Challenge: Copy out each line of the listing that has the word "matplotlib" in it.

Data shown:
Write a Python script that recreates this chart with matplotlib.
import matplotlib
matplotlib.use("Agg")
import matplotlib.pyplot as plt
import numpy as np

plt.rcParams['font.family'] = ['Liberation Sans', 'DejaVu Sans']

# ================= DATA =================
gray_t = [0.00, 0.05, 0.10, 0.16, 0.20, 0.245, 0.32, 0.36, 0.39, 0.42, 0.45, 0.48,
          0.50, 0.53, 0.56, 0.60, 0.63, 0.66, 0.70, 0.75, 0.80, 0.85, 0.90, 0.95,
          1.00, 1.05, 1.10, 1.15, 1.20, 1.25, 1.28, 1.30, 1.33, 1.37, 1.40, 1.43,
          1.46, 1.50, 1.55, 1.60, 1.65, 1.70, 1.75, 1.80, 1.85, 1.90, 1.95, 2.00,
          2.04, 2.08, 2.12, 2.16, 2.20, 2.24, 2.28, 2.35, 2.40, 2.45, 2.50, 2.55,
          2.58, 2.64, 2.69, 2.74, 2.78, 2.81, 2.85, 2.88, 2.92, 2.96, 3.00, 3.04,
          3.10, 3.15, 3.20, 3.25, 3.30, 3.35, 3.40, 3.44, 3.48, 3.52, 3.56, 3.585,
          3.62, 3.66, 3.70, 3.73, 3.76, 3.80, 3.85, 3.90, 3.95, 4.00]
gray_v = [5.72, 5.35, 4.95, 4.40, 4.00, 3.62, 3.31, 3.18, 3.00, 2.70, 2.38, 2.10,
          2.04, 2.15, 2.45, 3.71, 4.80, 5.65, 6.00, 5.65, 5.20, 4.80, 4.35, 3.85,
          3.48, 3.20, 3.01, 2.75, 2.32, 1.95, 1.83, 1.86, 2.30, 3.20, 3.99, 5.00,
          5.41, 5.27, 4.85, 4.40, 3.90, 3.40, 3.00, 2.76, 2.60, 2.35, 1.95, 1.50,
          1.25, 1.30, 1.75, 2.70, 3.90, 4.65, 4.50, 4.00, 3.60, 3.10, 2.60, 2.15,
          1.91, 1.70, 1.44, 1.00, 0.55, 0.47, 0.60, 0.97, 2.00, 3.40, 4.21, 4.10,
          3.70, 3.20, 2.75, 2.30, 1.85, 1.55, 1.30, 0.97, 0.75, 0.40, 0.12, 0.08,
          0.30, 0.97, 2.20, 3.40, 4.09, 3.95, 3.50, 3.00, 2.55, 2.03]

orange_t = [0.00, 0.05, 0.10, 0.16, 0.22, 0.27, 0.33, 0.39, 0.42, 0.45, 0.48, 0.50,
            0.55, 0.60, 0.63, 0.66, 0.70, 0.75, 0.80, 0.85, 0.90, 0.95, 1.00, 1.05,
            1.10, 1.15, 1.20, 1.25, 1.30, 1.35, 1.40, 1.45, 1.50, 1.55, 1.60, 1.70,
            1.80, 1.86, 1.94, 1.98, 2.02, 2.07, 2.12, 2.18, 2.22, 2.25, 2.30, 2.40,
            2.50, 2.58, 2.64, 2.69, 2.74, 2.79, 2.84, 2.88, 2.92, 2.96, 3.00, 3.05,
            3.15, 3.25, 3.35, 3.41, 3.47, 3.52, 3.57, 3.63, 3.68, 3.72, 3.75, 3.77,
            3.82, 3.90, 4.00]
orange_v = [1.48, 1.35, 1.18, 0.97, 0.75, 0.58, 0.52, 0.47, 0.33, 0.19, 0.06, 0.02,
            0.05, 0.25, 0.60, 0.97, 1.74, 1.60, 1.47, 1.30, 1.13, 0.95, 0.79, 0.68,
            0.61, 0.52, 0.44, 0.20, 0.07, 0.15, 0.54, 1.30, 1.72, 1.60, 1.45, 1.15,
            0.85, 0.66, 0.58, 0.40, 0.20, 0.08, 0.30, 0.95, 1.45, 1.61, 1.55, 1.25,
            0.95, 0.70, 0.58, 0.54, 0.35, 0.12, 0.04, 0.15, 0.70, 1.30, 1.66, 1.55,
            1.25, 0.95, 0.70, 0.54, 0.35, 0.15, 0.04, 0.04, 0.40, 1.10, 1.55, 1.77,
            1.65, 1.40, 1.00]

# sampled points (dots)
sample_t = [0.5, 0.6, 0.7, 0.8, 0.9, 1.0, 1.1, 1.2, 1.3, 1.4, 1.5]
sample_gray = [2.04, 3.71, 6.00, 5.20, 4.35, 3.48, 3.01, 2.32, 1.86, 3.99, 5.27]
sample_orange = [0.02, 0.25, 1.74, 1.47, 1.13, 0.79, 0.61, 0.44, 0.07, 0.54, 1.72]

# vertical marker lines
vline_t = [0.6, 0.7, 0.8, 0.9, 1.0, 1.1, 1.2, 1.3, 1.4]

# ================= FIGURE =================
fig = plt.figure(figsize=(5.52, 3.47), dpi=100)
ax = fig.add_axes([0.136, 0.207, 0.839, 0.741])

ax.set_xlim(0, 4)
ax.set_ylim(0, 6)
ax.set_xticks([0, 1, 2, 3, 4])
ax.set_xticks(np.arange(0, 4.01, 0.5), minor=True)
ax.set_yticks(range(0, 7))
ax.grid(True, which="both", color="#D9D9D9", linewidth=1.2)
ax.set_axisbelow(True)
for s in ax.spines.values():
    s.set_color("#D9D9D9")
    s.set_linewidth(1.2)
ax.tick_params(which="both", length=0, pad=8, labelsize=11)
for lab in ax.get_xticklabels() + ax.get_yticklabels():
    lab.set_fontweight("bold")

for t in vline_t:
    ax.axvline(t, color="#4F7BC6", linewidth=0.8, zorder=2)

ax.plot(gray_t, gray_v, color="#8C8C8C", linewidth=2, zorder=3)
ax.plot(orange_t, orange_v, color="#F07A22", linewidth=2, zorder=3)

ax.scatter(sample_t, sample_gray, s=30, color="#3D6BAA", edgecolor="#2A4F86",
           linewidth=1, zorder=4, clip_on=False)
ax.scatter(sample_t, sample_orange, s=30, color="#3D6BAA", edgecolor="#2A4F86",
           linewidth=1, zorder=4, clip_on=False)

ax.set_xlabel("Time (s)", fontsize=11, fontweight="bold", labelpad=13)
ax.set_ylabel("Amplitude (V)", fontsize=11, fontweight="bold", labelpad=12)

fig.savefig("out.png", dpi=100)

Response to the task:
Write a Python script that recreates this chart with matplotlib.
import matplotlib
matplotlib.use("Agg")
import matplotlib.pyplot as plt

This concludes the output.